Aarhus ARoS Eliasson's rainbow

This is a raised circular walkway walled in coloured glass  of every hue, so creating an ever-changing perspective on the city rooftops below. It’s a real crowd-puller and I’d hate to estimate how many selfies were taken there, but it works, and attracts a public of all ages. Typically Danish too were the raised vegetable beds and beehives that sat on the roof itself; the fresh veg goes straight to the excellent museum restaurant where a three-course Nordic set lunch sets you back about £20 or $30.

Aarhus ARoS exhibit Xu Bing

The director, Erlend Høyersten, a smooth-talking Norwegian in fedora, horn-rimmed specs and skull rings, is no shrinking violet, and the exhibition I saw, of contemporary Chinese artists was astonishing in scale and breadth.
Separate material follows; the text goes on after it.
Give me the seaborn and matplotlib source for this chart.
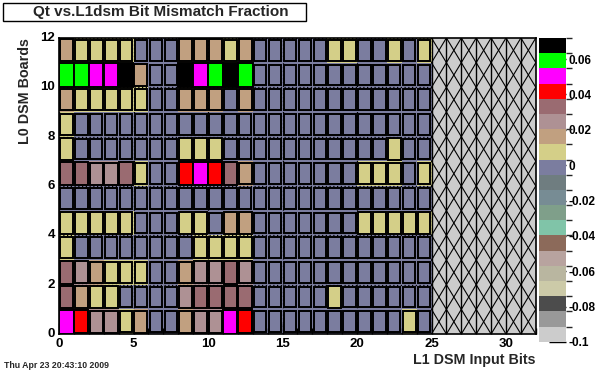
import numpy as np
import matplotlib
matplotlib.use("Agg")
import matplotlib.pyplot as plt
import seaborn as sns
from matplotlib.colors import ListedColormap, BoundaryNorm
from matplotlib.patches import Rectangle

sns.set_theme(style="white")
plt.rcParams['font.family'] = ['Liberation Sans', 'DejaVu Sans']
plt.rcParams['font.weight'] = 'bold'

# palette levels from bottom (-0.1) to top
palette = ['#cccccc', '#999999', '#4c4c4c', '#cccaa8', '#b9b6a0', '#b8a39f', '#8c6a5a',
           '#80c4a8', '#7f9f8a', '#778c94', '#6f7d80', '#7b7d9f', '#d4cf88', '#c1a080',
           '#ae9194', '#9a6b71', '#ff0000', '#ff00ff', '#00ff00', '#000000']
z_min, z_max = -0.1, 0.072
cbar_ticks = [-0.1, -0.08, -0.06, -0.04, -0.02, 0, 0.02, 0.04, 0.06]
cbar_labels = ['-0.1', '-0.08', '-0.06', '-0.04', '-0.02', '0', '0.02', '0.04', '0.06']

n_bits = 32          # x axis range (L1 DSM input bits)
n_boards = 12        # y axis range (L0 DSM boards)

# mismatch fraction per board (row 0 = bottom), bits 0..24
board_0 = [.051, .042, .025, .025, .008, .016, 0, 0, .016, .025, .025, .051, .042, 0, 0, 0, 0, 0, 0, 0, 0, 0, 0, .008, 0]
board_1 = [.033, .016, .008, .008, 0, 0, 0, 0, .025, .033, .033, .033, .033, 0, 0, 0, 0, 0, .008, 0, 0, 0, 0, 0, 0]
board_2 = [.033, .025, .016, .008, .008, .008, 0, 0, .016, .025, .025, .033, .025, 0, 0, 0, 0, 0, 0, 0, 0, 0, 0, 0, 0]
board_3 = [.008, 0, 0, 0, 0, 0, 0, 0, 0, .008, .008, .008, .008, 0, 0, 0, 0, 0, 0, 0, 0, 0, 0, 0, 0]
board_4 = [.008, .008, .008, .008, .008, 0, 0, 0, .008, .008, 0, .016, .016, 0, 0, 0, 0, 0, 0, 0, .008, .008, .008, .008, .008]
board_5 = [0, 0, 0, 0, 0, 0, 0, 0, 0, 0, 0, 0, 0, 0, 0, 0, 0, 0, 0, 0, 0, 0, 0, 0, 0]
board_6 = [.033, .033, .025, .025, .033, .008, 0, 0, .042, .051, .042, .033, .016, 0, 0, 0, 0, 0, 0, 0, .008, .008, .008, 0, .008]
board_7 = [.008, 0, 0, 0, 0, 0, 0, 0, .008, .008, .008, 0, 0, 0, 0, 0, 0, 0, 0, 0, 0, 0, .008, 0, 0]
board_8 = [.008, 0, 0, 0, 0, 0, 0, 0, 0, 0, 0, 0, 0, 0, 0, 0, 0, 0, 0, 0, 0, 0, 0, 0, 0]
board_9 = [.016, .008, .008, .008, .008, .008, 0, 0, .016, .016, .016, 0, .016, 0, 0, 0, 0, 0, 0, 0, 0, 0, 0, 0, 0]
board_10 = [.059, .059, .051, .051, .068, .016, 0, 0, .068, .051, .059, .068, .059, 0, 0, 0, 0, 0, 0, 0, 0, 0, 0, 0, 0]
board_11 = [.016, .008, .008, .008, .008, 0, 0, 0, .016, .016, .016, .008, .016, 0, 0, 0, 0, 0, .008, .008, 0, 0, .008, 0, .008]

boards = [board_0, board_1, board_2, board_3, board_4, board_5,
          board_6, board_7, board_8, board_9, board_10, board_11]

data = np.full((n_boards, n_bits), np.nan)
for j, row in enumerate(boards):
    data[j, :len(row)] = row
n_filled = len(board_0)

cmap = ListedColormap(palette)
bounds = np.linspace(z_min, z_max, len(palette) + 1)
norm = BoundaryNorm(bounds, cmap.N)

fig = plt.figure(figsize=(5.96, 3.72), dpi=100, facecolor='white')
ax = fig.add_axes([0.099, 0.102, 0.800, 0.796])
cax = fig.add_axes([0.904, 0.081, 0.046, 0.817])

sns.heatmap(data, ax=ax, cmap=cmap, norm=norm, cbar_ax=cax,
            cbar_kws={'ticks': cbar_ticks}, linewidths=0)
ax.set_ylim(0, n_boards)
ax.set_xlim(0, n_bits)

# grid + boxes
ax.set_axisbelow('line')
ax.set_xticks(np.arange(0, n_bits, 5))
ax.set_xticklabels([str(v) for v in range(0, n_bits, 5)], rotation=0)
ax.set_yticks(np.arange(0, n_boards + 1, 2))
ax.set_yticklabels([str(v) for v in range(0, n_boards + 1, 2)], rotation=0)
ax.set_xticks(np.arange(0, n_bits + 1, 1), minor=True)
ax.set_yticks(np.arange(0.5, n_boards, 1), minor=True)
ax.grid(True, which='major', color='black', linestyle=(0, (1, 2)), linewidth=0.9)

box_floor = -0.17   # box size scale origin
for j in range(n_boards):
    for i in range(n_filled):
        v = data[j, i]
        frac = np.sqrt((v - box_floor) / (z_max - box_floor))
        ax.add_patch(Rectangle((i + 0.5 - frac / 2, j + 0.5 - frac / 2), frac, frac,
                               facecolor=cmap(norm(v)), edgecolor='black', lw=1.4, zorder=3))

# empty bins region
ax.add_patch(Rectangle((n_filled, 0), n_bits - n_filled, n_boards, facecolor='#cccccc',
                       edgecolor='none', zorder=2))
for i in range(n_filled, n_bits):
    ax.plot([i, i], [0, n_boards], color='black', lw=1, zorder=2.5)
    for j in range(n_boards):
        ax.plot([i, i + 1], [j, j + 1], color='black', lw=0.8, zorder=2.5)
        ax.plot([i, i + 1], [j + 1, j], color='black', lw=0.8, zorder=2.5)

for s in ax.spines.values():
    s.set_visible(True)
    s.set_color('black')
    s.set_linewidth(1.2)

ax.tick_params(axis='both', which='both', direction='in', colors='black',
               labelsize=9.5, bottom=True, left=True, top=False, right=False)
ax.tick_params(axis='x', which='major', length=8, width=1, pad=3)
ax.tick_params(axis='x', which='minor', length=4, width=1)
ax.tick_params(axis='y', which='major', length=0, pad=3)
ax.tick_params(axis='y', which='minor', length=8, width=1)
ax.set_xlabel('L1 DSM Input Bits', fontsize=10.3, fontweight='bold', loc='right', labelpad=2)
ax.set_ylabel('L0 DSM Boards', fontsize=10.3, fontweight='bold', loc='top', labelpad=6)

cbar = ax.collections[0].colorbar
cbar.outline.set_visible(False)
cbar.set_ticklabels(cbar_labels)
cax.tick_params(direction='in', length=12, width=1, colors='black', labelsize=8.5, pad=2)

fig.add_artist(Rectangle((0.005, 0.9435), 0.508, 0.0485, transform=fig.transFigure,
                         facecolor='white', edgecolor='black', lw=1))
fig.text(0.270, 0.968, 'Qt vs.L1dsm Bit Mismatch Fraction', ha='center', va='center',
         fontsize=11, fontweight='bold')
fig.text(0.007, 0.018, 'Thu Apr 23 20:43:10 2009', fontsize=6.3, fontweight='bold', ha='left', va='center')

plt.savefig('out.png', dpi=100, facecolor='white')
One installation in particular, by Xu Bing, hit me hard: 500,000 cigarettes (yes) were arranged to look like a tiger-skin (above), and represented 30 years of smoking 20 a day. Yikes that was me in a former life! Next on the ARoS schedule is our favourite Brit, Grayson Perry – far less threatening.

Aarhus Den Gammle By 1970s hifi shop

In contrast to this ultra contemporary, Aarhus has also preserved Danish architectural and social history at an extraordinary open-air museum, Den Gamle By (‘the old town’) where three periods – the 1800s, the 1920s and the 1970s – are reconstructed, inside and out. Without going into the detail of this enterprise which propels visitors through authentic time-warps, complete with suitably attired people and accessories, I’ll just say how I enjoyed being back in a 1970s bar – reeking of cigarette smoke!

It’s got to be the last place in Europe where you can smoke in a bar, in this case to provide an authentic aroma. It worked. And then there was the hi-fi and TV shop (above) crammed with vintage models — a bit like me. What memories!

Aarhus Godsbanen arts centre

There’s lots more which I haven’t got time to cover, like the innovative Moesgaard Museum) but I’ll end with Godsbanen (above), a complex of old freight train sheds converted into a melting pot of creativity – theatre, dance, studios, it’s all there. Plus the obligatory graffiti – in this case, as we’re in Scandinavia, on municipally designated walls.

Sometimes Denmark can be just TOO perfect.